Un mundo duro, mucho más próximo al escenario interior norteamericano que lo que hubieran deseado los adalides del neoliberalismo económico. Tan similar que hasta el importantísimo porcentaje de votos populares captados por Ross Perot (nada menos que un 19%) podría ser homologado con los que reciben los peculiares movimientos europeos que, como las ligas italianas, basan su éxito en la crítica y distanciamiento de las formaciones políticas clásicas, los partidos. Un mundo que la Administración republicana no quería ver.

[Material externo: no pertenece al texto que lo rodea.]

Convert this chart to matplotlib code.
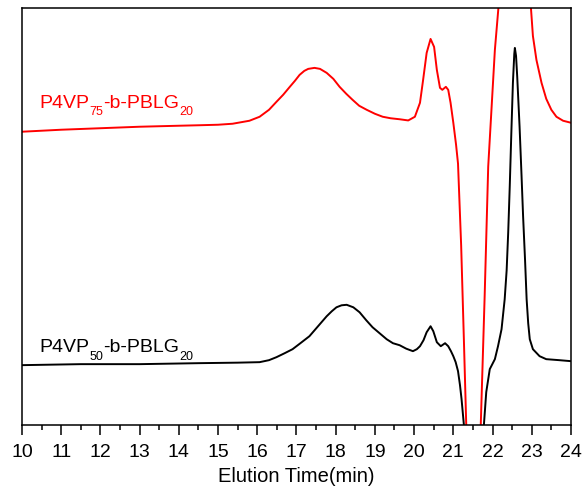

Para finalizar, es justo poner de relieve que la elección del pasado martes es hija de un sistema profundamente democrático. Por ello, conviene dejar constancia de las buenas formas que han manifestado los tres aspirantes a la presidencia, acabada ya una larga, agotadora y -sobre todo en su último tramo- crispada campaña electoral. Las felicitaciones al triunfador y el agradecimiento de éste a su predecesor demuestran que los formalismos democráticos -en este caso personales- están profundamente enraizados en la sociedad norteamericana. En igual medida, y mal que les pese a quienes se consideraron damnificados por las mismas, habrá que resaltar la fiabilidad de las encuestas preelectorales. que con constancia han vaticinado lo que finalmente ocurrió.